The rubbish is barely a metre away from the goalposts on the school sports field.

"This is the norm. The principal is aware of this site and has put me in charge," said a man who refused to give his name.

He said pupils had been warned not to enter the dumping site.

A concerned teacher said: "Children are children and it is impossible to prevent them from entering the site.

"There is no fencing to prevent them entering when nobody is watching.

"Just this week, another teacher saw a pupil chewing on polystyrene he had picked up at the site."

The teacher said he suspected that the companies dumping waste at the property were paying the school.

He said: "I saw one of the teachers in the fund-raising committee being handed R1500 in cash by one of the truck drivers on April 10.

"Dumping takes place daily. We see different trucks coming up and down to dump all kinds of waste and rubble, but we know nothing about it."

The teacher said the school management - the principal, deputy principal and the heads of department - had failed to explain why there was a dumping site on school property or say whether the Gauteng department of education knew about it.

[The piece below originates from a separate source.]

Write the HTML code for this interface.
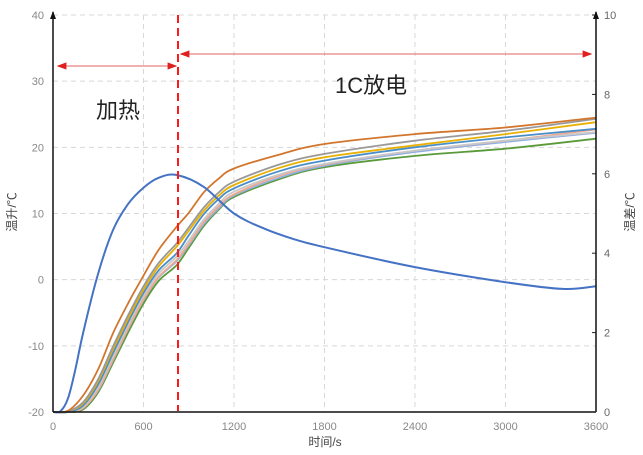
<!DOCTYPE html>
<html><head><meta charset="utf-8">
<style>
html,body{margin:0;padding:0;background:#fff;}
svg{display:block;font-family:"Liberation Sans","Noto Sans CJK SC",sans-serif;}
</style></head>
<body>
<svg id="chart" width="643" height="455" viewBox="0 0 643 455">
<defs>
<marker id="arr" markerWidth="8" markerHeight="8" refX="7" refY="4" orient="auto-start-reverse"><path d="M0,1 L8,4 L0,7 z" fill="#e02020"/></marker>
</defs>
<g id="grid"></g>
<g id="series"></g>
<g id="axes"></g>
<line x1="178" y1="15" x2="178" y2="411" stroke="#ff1a1a" stroke-width="2" stroke-dasharray="8,5"/>
<line x1="58" y1="66" x2="176" y2="66" stroke="#e88080" stroke-width="1.2" marker-start="url(#arr)" marker-end="url(#arr)"/>
<line x1="181" y1="54" x2="591" y2="54" stroke="#e88080" stroke-width="1.2" marker-start="url(#arr)" marker-end="url(#arr)"/>
<text x="96" y="118" font-size="22" fill="#222">加热</text>
<text x="335" y="93" font-size="22" fill="#222">1C放电</text>
<text transform="translate(16,212) rotate(-90)" text-anchor="middle" font-size="12" fill="#444">温升/℃</text>
<text transform="translate(634,212) rotate(-90)" text-anchor="middle" font-size="12" fill="#444">温差/℃</text>
<text x="325" y="446" text-anchor="middle" font-size="12" fill="#444">时间/s</text>
</svg>
<script>
const times=[0,100,200,300,400,500,600,700,820,900,1000,1100,1200,1500,1800,2400,3000,3600];
const orange=[-20,-19.8,-17.5,-13.5,-8,-3.5,0.6,4.5,8,10.1,13.2,15.3,16.8,18.9,20.5,22,23,24.5];
const gray=[-20,-19.9,-18.5,-15,-10,-5.3,-1,2.5,5.5,7.9,10.9,13.2,14.8,17.4,19,21,22.5,24.3];
const yellow=[-20,-19.9,-18.7,-15.3,-10.4,-5.8,-1.5,2,5,7.4,10.4,12.7,14.3,16.9,18.5,20.3,22,23.8];
const steel=[-20,-20,-19,-15.8,-11,-6.3,-2,1.4,4,6.7,9.9,12.2,13.8,16.4,18,20,21.5,22.8];
const lightgray=[-20,-20,-19.2,-16.2,-11.5,-6.8,-2.5,0.9,3.5,5.9,9.1,11.5,13.3,15.9,17.5,19.5,21,22.3];
const salmon=[-20,-20,-19.4,-16.6,-12,-7.3,-3,0.4,3,5.4,8.7,11.1,12.9,15.7,17.4,19.5,21,22.7];
const lightblue=[-20,-20,-19.4,-16.7,-12.1,-7.4,-3.1,0.3,2.8,5.2,8.4,10.8,12.7,15.4,17.2,19.3,20.8,22.2];
const green=[-20,-20,-19.6,-17,-12.5,-7.9,-3.6,-0.2,2.2,4.8,8.1,10.6,12.5,15.2,17,18.7,19.8,21.3];
const diffTimes=[0,50,100,150,200,300,400,500,600,700,820,1000,1200,1400,1600,1800,2400,3000,3380,3600];
const diffVals=[0,0.02,0.35,1.1,2.0,3.5,4.6,5.25,5.65,5.9,5.97,5.67,5.0,4.62,4.35,4.15,3.65,3.27,3.1,3.17];
const xTicks=[0,600,1200,1800,2400,3000,3600];
const yTicks=[-20,-10,0,10,20,30,40];
const y2Ticks=[0,2,4,6,8,10];
const X0=53,X1=596,Y0=412,Y1=15;
const xs=t=>X0+(t/3600)*(X1-X0);
const ys=v=>Y0-((v+20)/60)*(Y0-Y1);
const ys2=v=>Y0-(v/10)*(Y0-Y1);
const NS="http://www.w3.org/2000/svg";
function mk(tag,attrs,parent){const e=document.createElementNS(NS,tag);for(const k in attrs)e.setAttribute(k,attrs[k]);parent.appendChild(e);return e;}
const grid=document.getElementById('grid'),axes=document.getElementById('axes'),ser=document.getElementById('series');
xTicks.forEach(t=>{if(t>0&&t<3600){const l=mk('line',{x1:xs(t),x2:xs(t),y1:Y1,y2:Y0,stroke:'#d8d8d8','stroke-dasharray':'5,4'},grid);

}
const tx=mk('text',{x:xs(t),y:430,'text-anchor':'middle','font-size':11,fill:'#888'},axes);tx.textContent=t;

});
yTicks.forEach(v=>{if(v>-20){const l=mk('line',{x1:X0,x2:X1,y1:ys(v),y2:ys(v),stroke:'#d8d8d8','stroke-dasharray':'5,4'},grid);

}
const tx=mk('text',{x:44,y:ys(v)+4,'text-anchor':'end','font-size':11,fill:'#888'},axes);tx.textContent=v;

});
y2Ticks.forEach(v=>{mk('line',{x1:X1-4,x2:X1,y1:ys2(v),y2:ys2(v),stroke:'#222'},axes);
const tx=mk('text',{x:604,y:ys2(v)+4,'font-size':11,fill:'#666'},axes);tx.textContent=v;

});
const la=mk('line',{x1:X0,x2:X0,y1:Y0,y2:Y1-3,stroke:'#111','stroke-width':1.5},axes);


mk('path',{d:`M${X0-3},${Y1+4} L${X0},${Y1-4} L${X0+3},${Y1+4}z`,fill:'#111'},axes);
const ra=mk('line',{x1:X1,x2:X1,y1:Y0,y2:Y1-3,stroke:'#111','stroke-width':1.5},axes);


mk('path',{d:`M${X1-3},${Y1+4} L${X1},${Y1-4} L${X1+3},${Y1+4}z`,fill:'#111'},axes);
const ba=mk('line',{x1:X0,x2:X1,y1:Y0,y2:Y0,stroke:'#111','stroke-width':1.5},axes);


function smooth(pts){let d=`M${pts[0][0]},${pts[0][1]}`;for(let i=0;i<pts.length-1;i++){const p0=pts[i-1]||pts[i],p1=pts[i],p2=pts[i+1],p3=pts[i+2]||p2;
const c1=[p1[0]+(p2[0]-p0[0])/6,p1[1]+(p2[1]-p0[1])/6],c2=[p2[0]-(p3[0]-p1[0])/6,p2[1]-(p3[1]-p1[1])/6];
d+=` C${c1[0].toFixed(1)},${c1[1].toFixed(1)} ${c2[0].toFixed(1)},${c2[1].toFixed(1)} ${p2[0].toFixed(1)},${p2[1].toFixed(1)}`;}return d;}
const list=[[green,'#5a9a3a','series-green'],[lightblue,'#8fb0e0','series-light-blue'],[salmon,'#f0a890','series-salmon'],[lightgray,'#c8c8c8','series-light-gray'],[steel,'#4a8ec8','series-steel-blue'],[yellow,'#e8b000','series-yellow'],[gray,'#999999','series-gray'],[orange,'#d2762e','series-orange']];
list.forEach(([vals,col,name])=>{const p=mk('path',{d:smooth(times.map((t,i)=>[xs(t),ys(vals[i])])),fill:'none',stroke:col,'stroke-width':1.8},ser);

});
const dp=mk('path',{d:smooth(diffTimes.map((t,i)=>[xs(t),ys2(diffVals[i])])),fill:'none',stroke:'#4472c4','stroke-width':2},ser);


</script>
</body></html>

Principal Winston Lerumo said the provincial department was aware of the dumping ground.

But, when contacted by The Times, Gauteng education spokesman Charles Phahlane said the department officials would be sent to the school today to investigate.

"I cannot confirm whether the department knows of any such agreement or not, but we will investigate that fact as well."

City of Johannesburg spokesman Nkosinathi Nkabinde said an environmental health official would investigate .

"The [official] would then have to take corrective measures, which can include the restoring of the property to its natural state, removal of the waste to an approved landfill site and, if deemed necessary, legal action against the offenders and the owner of the property," Nkabinde said.

"Illegal dumping is mostly by contractors or service providers who want to escape landfill costs."